Modern Life

Want to build a better brain? Play video games

Studies show that complex, immersive video gaming can boost memory, focus and a host of other cognitive skills.

By Garage Staff — September 12, 2018

Have you caught Fortnite fever? Or maybe you’re still playing Candy Crush on your commute. (Hey, no judgment!)

Well, you have lots of company. Sixty percent of Americans play video games daily, according to a 2018 report, and 183 million of them play at least an hour a day, says game designer and researcher Jane McGonigal. Globally, people are spending 3 billion hours a week playing video games.

That’s a whole lot of screen time. But wait — it turns out that’s not bad news. In fact, a slew of studies have found that even short bouts of immersive gaming can deliver important cognitive and analytical benefits to both young and old.

Adept at any age

In 2013, researchers at the University of California at San Francisco tested a group of 60- to 85-year-olds on a 3D race-car game that demanded multitasking in the face of various distractions. After just 12 hours of training over the course of a month, the participants showed improvements in both working memory and sustained attention. Better yet, testing six months after the training ended showed that the senior gamers had retained their new skills. So organizing gaming circles in nursing homes and senior centers could be just what the doctor ordered.

First person shooter (FPS) games, especially, have been found to sharpen cognitive skills. A 2014 paper in the journal American Psychologist noted that compared to control participants, first-time FPS players “show faster and more accurate attention allocation, higher spatial resolution in visual processing, and enhanced mental rotation abilities.”

 

Roy Mehta / Getty Images

Increased focus in a world of distractions

Effective decision-making under conditions of uncertainty — life, basically — also appears to improve with regular gaming practice.

In a 2017 German study, researchers at Ruhr-University Bochum compared the ability of gamers and non-gamers to remember information from cue cards and then combine that information to predict weather conditions. The video gamers showed greater retention of the cue card knowledge and made better predictions, especially in conditions of uncertainty.

Most recently, a Chinese study released in February showed that spending just one hour playing “action video games” improved subjects’ “visual selective attention,” which enhances processing of relevant visual information and suppresses processing of less relevant detail, increasing their capacity to focus.

The researchers tested a group of League of Legends players, including those ranking in the top seven percent of all players and those in the bottom 11 percent, both before and after one hour of playing action video games. After the session, both groups tested higher in visual selective attention than they had just one hour before.

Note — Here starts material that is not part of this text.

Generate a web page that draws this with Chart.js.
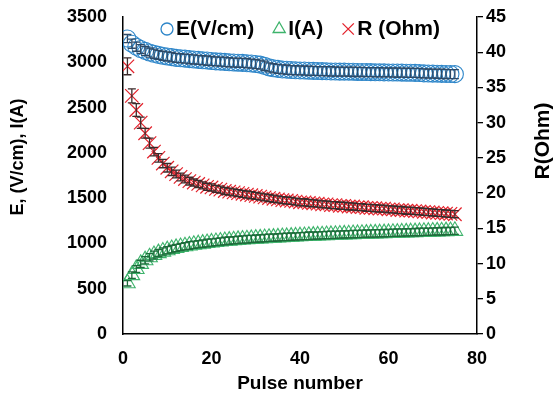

All gaming isn’t created equal

Now, all these benefits probably don’t mean it’s healthy to fire up the controllers 24/7. Researchers in a 2017 study found that screen time for kids before bed is directly tied to less sleep, poorer sleep quality and being more tired in the mornings. (And it’s probably not super healthy for adults, either.)

Moderation is vital, and so is the quality of your technology. Research has also established why it’s so important to use a high-quality, large-screen gaming system with state-of-the-art visuals, to fully reap the cognitive benefits that sophisticated gaming can deliver.

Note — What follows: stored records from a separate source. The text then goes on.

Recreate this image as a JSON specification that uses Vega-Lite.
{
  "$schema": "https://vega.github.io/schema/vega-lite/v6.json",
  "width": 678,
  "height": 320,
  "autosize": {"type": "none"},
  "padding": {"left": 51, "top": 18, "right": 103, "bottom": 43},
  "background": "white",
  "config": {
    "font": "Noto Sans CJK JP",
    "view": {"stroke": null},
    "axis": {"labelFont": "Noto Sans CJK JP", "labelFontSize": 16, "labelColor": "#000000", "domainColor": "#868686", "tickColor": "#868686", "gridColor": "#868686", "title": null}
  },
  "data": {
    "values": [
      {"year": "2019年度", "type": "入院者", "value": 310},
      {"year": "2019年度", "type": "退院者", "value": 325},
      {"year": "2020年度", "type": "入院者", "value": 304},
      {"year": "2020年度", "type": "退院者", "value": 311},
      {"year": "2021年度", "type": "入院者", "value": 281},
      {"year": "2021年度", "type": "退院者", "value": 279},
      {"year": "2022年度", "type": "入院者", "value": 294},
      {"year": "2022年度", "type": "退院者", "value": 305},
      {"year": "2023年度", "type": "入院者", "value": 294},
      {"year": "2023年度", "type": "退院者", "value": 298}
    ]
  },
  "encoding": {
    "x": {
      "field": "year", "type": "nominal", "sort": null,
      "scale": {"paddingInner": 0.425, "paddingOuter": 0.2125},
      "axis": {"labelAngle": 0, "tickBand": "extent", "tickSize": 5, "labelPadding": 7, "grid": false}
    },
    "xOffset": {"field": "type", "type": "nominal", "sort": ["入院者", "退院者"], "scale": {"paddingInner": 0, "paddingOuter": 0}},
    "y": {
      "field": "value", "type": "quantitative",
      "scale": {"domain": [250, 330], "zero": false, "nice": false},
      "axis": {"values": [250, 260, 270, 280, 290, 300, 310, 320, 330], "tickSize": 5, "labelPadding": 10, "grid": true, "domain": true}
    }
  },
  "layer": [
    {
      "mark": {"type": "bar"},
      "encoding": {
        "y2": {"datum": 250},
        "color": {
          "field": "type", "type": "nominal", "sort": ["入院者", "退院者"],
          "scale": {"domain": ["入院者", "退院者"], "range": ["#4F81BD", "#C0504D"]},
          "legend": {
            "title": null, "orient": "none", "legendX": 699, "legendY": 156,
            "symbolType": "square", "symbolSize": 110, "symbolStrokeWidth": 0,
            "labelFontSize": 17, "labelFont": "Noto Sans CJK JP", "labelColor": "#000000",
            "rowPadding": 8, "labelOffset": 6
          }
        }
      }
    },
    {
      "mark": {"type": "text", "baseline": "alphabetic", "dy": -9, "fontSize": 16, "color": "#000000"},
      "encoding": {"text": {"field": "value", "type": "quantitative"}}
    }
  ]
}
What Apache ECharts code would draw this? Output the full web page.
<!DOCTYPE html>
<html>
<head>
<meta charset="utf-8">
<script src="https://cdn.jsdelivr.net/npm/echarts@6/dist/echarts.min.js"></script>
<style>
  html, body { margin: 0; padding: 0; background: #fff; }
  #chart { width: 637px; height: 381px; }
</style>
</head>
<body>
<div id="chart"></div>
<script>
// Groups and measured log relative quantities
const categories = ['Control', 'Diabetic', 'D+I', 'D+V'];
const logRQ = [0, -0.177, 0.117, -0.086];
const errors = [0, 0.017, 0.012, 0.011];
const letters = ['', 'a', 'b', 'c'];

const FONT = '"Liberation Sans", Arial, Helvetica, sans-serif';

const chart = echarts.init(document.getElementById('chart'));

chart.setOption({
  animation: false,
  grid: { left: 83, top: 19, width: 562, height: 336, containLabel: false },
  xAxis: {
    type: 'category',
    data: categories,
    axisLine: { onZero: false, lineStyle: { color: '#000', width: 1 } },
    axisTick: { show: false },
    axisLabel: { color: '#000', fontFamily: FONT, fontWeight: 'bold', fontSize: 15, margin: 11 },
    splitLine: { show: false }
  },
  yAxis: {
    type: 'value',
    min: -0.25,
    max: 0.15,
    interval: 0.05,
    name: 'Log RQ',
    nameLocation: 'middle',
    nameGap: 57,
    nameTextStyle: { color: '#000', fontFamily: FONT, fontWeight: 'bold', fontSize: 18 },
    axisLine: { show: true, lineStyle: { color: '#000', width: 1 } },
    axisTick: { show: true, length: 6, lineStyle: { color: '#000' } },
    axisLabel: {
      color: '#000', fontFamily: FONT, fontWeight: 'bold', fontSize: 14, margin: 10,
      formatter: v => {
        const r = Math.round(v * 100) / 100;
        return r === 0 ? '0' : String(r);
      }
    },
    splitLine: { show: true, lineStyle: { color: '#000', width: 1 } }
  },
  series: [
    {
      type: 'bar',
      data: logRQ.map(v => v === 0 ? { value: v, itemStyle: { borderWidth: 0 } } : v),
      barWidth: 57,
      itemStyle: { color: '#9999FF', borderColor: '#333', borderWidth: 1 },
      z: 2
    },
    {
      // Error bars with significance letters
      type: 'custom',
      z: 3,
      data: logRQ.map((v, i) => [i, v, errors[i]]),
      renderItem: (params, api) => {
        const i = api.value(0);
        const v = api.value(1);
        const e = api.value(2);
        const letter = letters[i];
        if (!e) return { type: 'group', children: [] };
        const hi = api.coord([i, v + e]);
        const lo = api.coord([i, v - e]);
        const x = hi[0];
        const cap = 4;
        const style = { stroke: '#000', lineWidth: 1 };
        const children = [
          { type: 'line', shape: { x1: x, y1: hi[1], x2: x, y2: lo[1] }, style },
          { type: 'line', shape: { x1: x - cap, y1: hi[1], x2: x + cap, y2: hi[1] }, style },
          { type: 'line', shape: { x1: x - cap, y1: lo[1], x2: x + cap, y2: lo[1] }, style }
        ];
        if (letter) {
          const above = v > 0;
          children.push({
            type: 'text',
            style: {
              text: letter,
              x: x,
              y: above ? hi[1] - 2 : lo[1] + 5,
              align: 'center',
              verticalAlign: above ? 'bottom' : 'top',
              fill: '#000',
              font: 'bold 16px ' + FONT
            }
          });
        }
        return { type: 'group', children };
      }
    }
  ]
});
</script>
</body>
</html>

A 2015 study found that the more immersive a video game, the more likely that playing it will result in functional cognitive gains. In this study, the video gamers who favored complex 3D video games performed better on a demanding recognition memory task than participants who played 2D games. Plus, novice video gamers given just two weeks of training on the 3D video game Super Mario 3D World showed improved mnemonic discrimination and improvements on a virtual water-maze task — while 2D controls showed no such improvements.

 

After just 12 hours of training over the course of a month, participants showed improvements in both working memory and sustained attention.

The fun factor

Of course, this is all icing on the cake for gamers and the people who love them. The bottom line is, people play video games because they’re fun! The sheer joy of moving skillfully through a challenging landscape is thrilling. Plus, games can bring us closer to our friends and help us meet new ones. A lot of games, like World of Warcraft, encourage working together cooperatively, and the rise of professional esports has nurtured entire communities based around team play and competition. 

Video games can also be a force for pedagogical good. Even if they forbid playing in class, some smart teachers are finding ways to integrate massively popular video games into their curricula. Middle school teacher Kelly Hart has used Fortnite terminology as a communications and teaching rubric. “We’ve developed a whole slew of classroom analogies,” she told Vice.

A few bits of lingo: “Med kit/chug jug: you need some help on your homework or aren’t doing your best. Solo: gotta work on your own. Pickaxe: pencil. It’s insane how many of my students understand,” Hart says. A crowdsourcing curricula website called Teachers Pay Teachers offers dozens of lesson plans designed to make Fortnite-related topics a stimulating educational tool. And a Reddit user recently shared a comprehensive Fortnite map his teacher developed to teach the class topography.

Game designer McGonigal is an evangelist for both the fun and functional benefits of gaming. As she explains in a 2010 TED Talk, video games can impart a “real sense of optimism in our abilities and our opportunities to get better and succeed. [They give us] more physical and mental energy to engage with difficult problems.”

So game on! You — and your brain — deserve it.